The Imperial Balance Sheet — Part 4

Two Colonies, Two Fiscal Stories

Basutoland 1931 was a deficit colony: its Native Tax barely covered the wages of one tier of colonial officials. Gold Coast 1946 was self-financing. The "empire" was not a coherent fiscal unit — it was a collection of heterogeneous extractions.

£125,665
Basutoland Native Tax, 1931
from 570,000 people
£0.22
Tax per person per year
Basutoland 1931
35:1
Approximate ceiling ratio of
European/native wage scales
Self-funded
Gold Coast fiscal status, 1946
(plus received UK grants)

Revenue vs. Expenditure — Basutoland 1931 and Gold Coast 1946 (approximate £ thousands)
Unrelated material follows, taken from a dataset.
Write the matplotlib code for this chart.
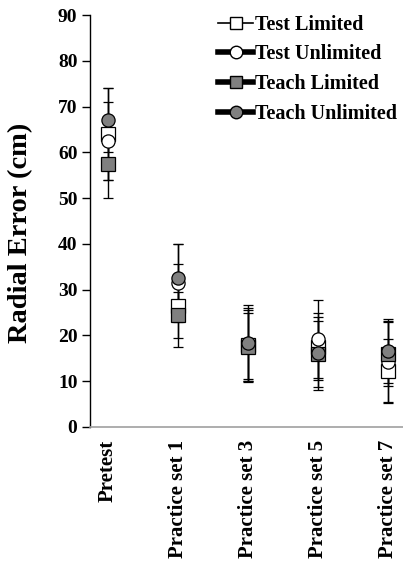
import matplotlib
matplotlib.use("Agg")
import matplotlib.pyplot as plt
from matplotlib.lines import Line2D
import numpy as np

categories = ["Pretest", "Practice set 1", "Practice set 3", "Practice set 5", "Practice set 7"]
series_names = ["Test Limited", "Test Unlimited", "Teach Limited", "Teach Unlimited"]

test_limited = [64.0, 26.5, 18.0, 17.5, 12.2]
test_limited_err = [10.0, 9.0, 7.5, 7.3, 7.0]
test_unlimited = [62.5, 31.5, 18.0, 19.2, 14.3]
test_unlimited_err = [8.5, 8.5, 8.0, 8.5, 8.8]
teach_limited = [57.5, 24.5, 17.5, 16.0, 16.0]
teach_limited_err = [7.5, 5.0, 7.5, 7.2, 7.0]
teach_unlimited = [67.0, 32.5, 18.3, 16.1, 16.5]
teach_unlimited_err = [7.0, 7.5, 8.4, 8.0, 7.0]

plt.rcParams['font.family'] = ['Liberation Serif', 'DejaVu Serif']
plt.rcParams['font.weight'] = 'bold'

fig = plt.figure(figsize=(4.03, 5.63), dpi=100)
ax = fig.add_axes([0.2233, 0.2416, 0.7767, 0.7317])

x = np.arange(len(categories))
styles = [
    (test_limited, test_limited_err, 's', 'white', 1.0, 10),
    (test_unlimited, test_unlimited_err, 'o', 'white', 2.5, 9.5),
    (teach_limited, teach_limited_err, 's', '#808080', 2.5, 10),
    (teach_unlimited, teach_unlimited_err, 'o', '#808080', 1.0, 9.5),
]
for vals, errs, mk, fc, ct, ms in styles:
    ax.errorbar(x, vals, yerr=errs, fmt=mk, mfc=fc, mec='black', mew=0.9, ms=ms,
                ecolor='black', elinewidth=1.0, capsize=3.5, capthick=ct, linestyle='none')

ax.set_xlim(-0.257, 4.21)
ax.set_ylim(0, 90)
ax.set_yticks(np.arange(0, 91, 10))
ax.set_xticks(x)
ax.set_xticklabels(categories, rotation=90, fontsize=15, fontweight='bold', va='top')
ax.tick_params(axis='x', length=0, pad=9)
ax.tick_params(axis='y', direction='out', length=6, width=1, labelsize=14, pad=3)
for lab in ax.get_yticklabels():
    lab.set_fontweight('bold')
ax.spines['top'].set_visible(False)
ax.spines['right'].set_visible(False)
ax.spines['bottom'].set_color('#a0a0a0')
ax.spines['bottom'].set_linewidth(1.2)
ax.spines['left'].set_linewidth(1.0)
ax.set_ylabel("Radial Error (cm)", fontsize=20.5, fontweight='bold')
ax.yaxis.set_label_coords(-0.182, 0.47)

handles = [
    Line2D([], [], color='black', lw=1.2, marker='s', mfc='white', mec='black', ms=9),
    Line2D([], [], color='black', lw=4, marker='o', mfc='white', mec='black', ms=9),
    Line2D([], [], color='black', lw=4, marker='s', mfc='#808080', mec='black', ms=9),
    Line2D([], [], color='black', lw=4, marker='o', mfc='#808080', mec='black', ms=9),
]
ax.legend(handles, series_names, loc='upper right', bbox_to_anchor=(1.02, 1.03), frameon=False,
          prop={'family': 'Liberation Serif', 'weight': 'bold', 'size': 14.5},
          handlelength=1.75, handletextpad=0.1, labelspacing=0.48, borderaxespad=0.2)

fig.savefig("out.png", dpi=100)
Note: Basutoland's total revenue was ~£127K in 1931; its administrative expenditure alone absorbed most of it. Gold Coast's 1946 figures are far larger — customs and income taxes supported a substantially bigger colonial state. Both colonies operated under the same doctrine: colonies should pay for themselves. In Basutoland's case, they did not — raising the question of who subsidized whom.

Wage Scale Architecture — Basutoland 1931 (annual £)

European civil servants: £200–£850/year
Native Assistant Medical Officer (highest): £204/year
Native clerk: £24–£60/year

The wage structure was itself a transfer mechanism. Administrative posts were racially segmented — the same function performed by a European cost India or Basutoland 4–12× more than a native officer would have.

Basutoland Revenue Composition — 1931

Native Hut Tax and related levies formed the overwhelming majority of Basutoland's own-source revenue. These taxes were collected in cash, forcing subsistence farmers into the migrant labour market — primarily South African mines. The tax served as both a fiscal instrument and a labour-supply mechanism.